Oh how my eyes just drank in the sight of those beautiful colors! In fact, I copied a painting in the Queensland Art Gallery of people sitting under a jacaranda tree enjoying tea, so that I could keep this little snapshot memory for when I wanted to pull it out again.
On many of my travels I have gazed out of the coach window at mile upon mile of forests, whether in Finland, Scotland, Australia or Pennsylvania. So this month my theme is trees.
Trees have played a big part in my life growing up in Africa, where trees were abundant. As children, we could climb without restriction and soon learnt not to climb where we could not get down again, our hand, eye and foot co-ordination became fine-tuned to climbing up and down trees like monkeys. My grandfather built us a beautiful double story tree house in a jacaranda tree, where we spent many happy hours (it could be used as extra emergency accommodation!) We spent most of our days outside, playing in or under the trees or hauling a basket of textbooks up a fruit tree to sit and do our homework where we could enjoy the fruit while we studied. Our primary school headmaster would say to the class “Take your Readers and go sit under the trees”, we did not think we were deprived, we loved being outdoors. On Sundays groups of people could be seen gathered in the shade of trees holding their church services.
I checked my Bible to see what God had said about trees. They were right there in the beginning in the Garden of Eden, God created them, and they were good! He created a huge variety of trees for different purposes, food, beauty, shelter and decoration as well as having symbolic and metaphoric meanings.
When I moved countries or even towns that had a distinctive climate, I had to adjust to different trees. It can be something as simple as a tree that will bring back memories and longings for a place you once lived. My first move was to Port Elizabeth on the South African east coast, it was not called “the Windy City” for nothing; the few trees that grew there were bowed in the direction the wind blew, and after a few months of living there, I admired their tenacity to thrive in that climate! I missed the jacarandas with their purple carpets and flamboyant trees with their flame-red colored flowers, I missed the wet and dry tropical seasons, when the Msasa trees would come out in their cloaks of different oranges, reds and greens against the granite hillsides. I missed that landscape, I had to adjust to my new landscape which was mostly windblown, but on a good day there were magnificent beaches where you could walk for miles and hear the waves crashing on the beach licking the salt spray from your lips, enjoying the sight of seagulls coming into land and fight amongst themselves. It took a while to adjust from enjoying my old landscape to embracing my new landscape and feeling at home in it.

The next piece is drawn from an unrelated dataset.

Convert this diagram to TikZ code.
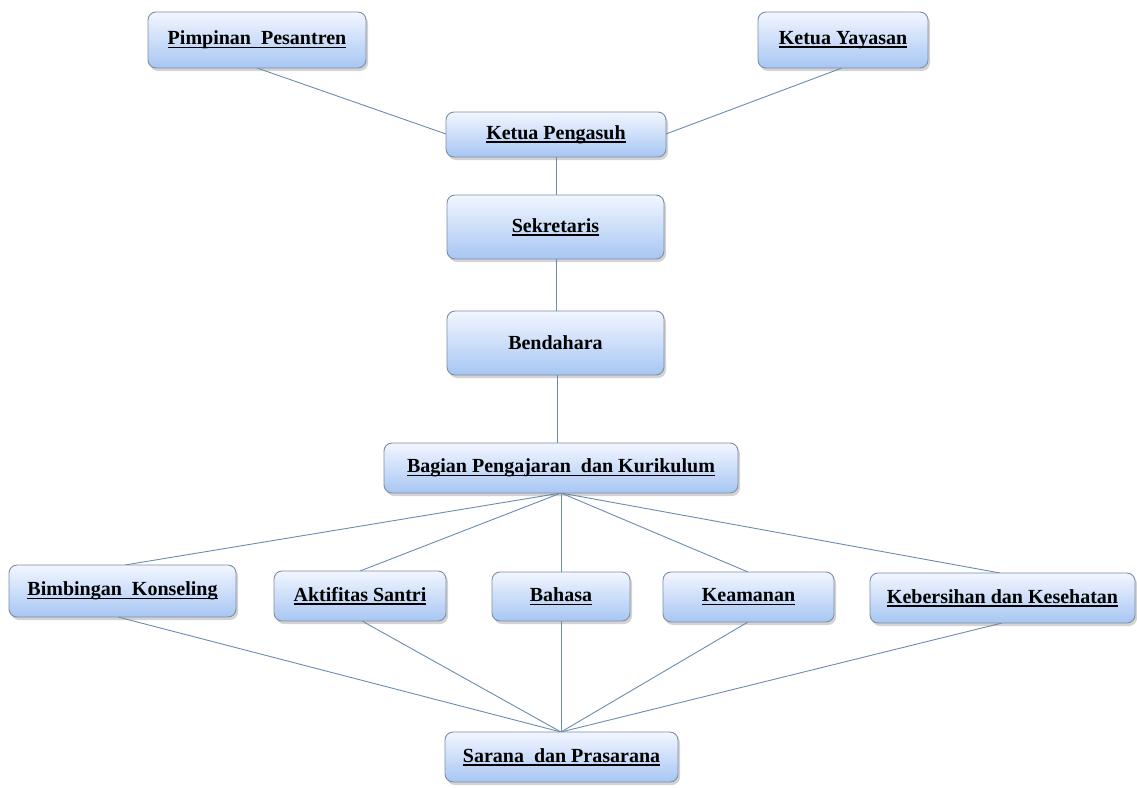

On a visit to Australia, once again I could enjoy the beautiful jacaranda and flamboyant trees, the climate of Queensland being close enough to that of Rhodesia to support tropical trees. Oh how my eyes just drank in the sight of those beautiful colors! In fact, I copied a painting in the Art Gallery of people sitting under a jacaranda tree enjoying tea, so that I could keep this little snapshot memory for when I wanted to pull it out again. Memories of the good days and what I had left behind, but without the longing for being there, it was merely the beauty I had enjoyed that fed my senses. When we leave a part of our life behind, we know we cannot go back again, but we can have a little snapshot or window we can peek through from time to time to light the spark of joy we felt then. Treasure those memories.
Journeying through the forests of Finland was a new experience for me, I had never seen so many fir and birch trees before. The Finnish culture is built around their forests and lakes and I was fascinated to learn that trees are planted when someone is born so that in eighty years’ time, they will be ready to be harvested to pay the person’s death duties! They have a wonderful way of planting and harvesting the trees that does not deplete the planet, the trees fall into the rhythm of life. Sometimes it is good to realize that life has stages in it and we need to adapt and plan for those stages, what foresight the Finns have in planting trees!
Modern life has made us feel that we need instant solutions or gratification, but when you go through transitions it take time, it takes understanding of where you are in your life cycle, it takes understanding of your roots, (mine felt cut off when I left my land of birth). Take those happy memory snapshots to keep with you, but also learn to plan ahead for your future needs, which like a tree need time to grow. Remember the provision of God and the beauty in the variety of your inner and outer landscapes, you can grow with them and mature like those beautiful trees.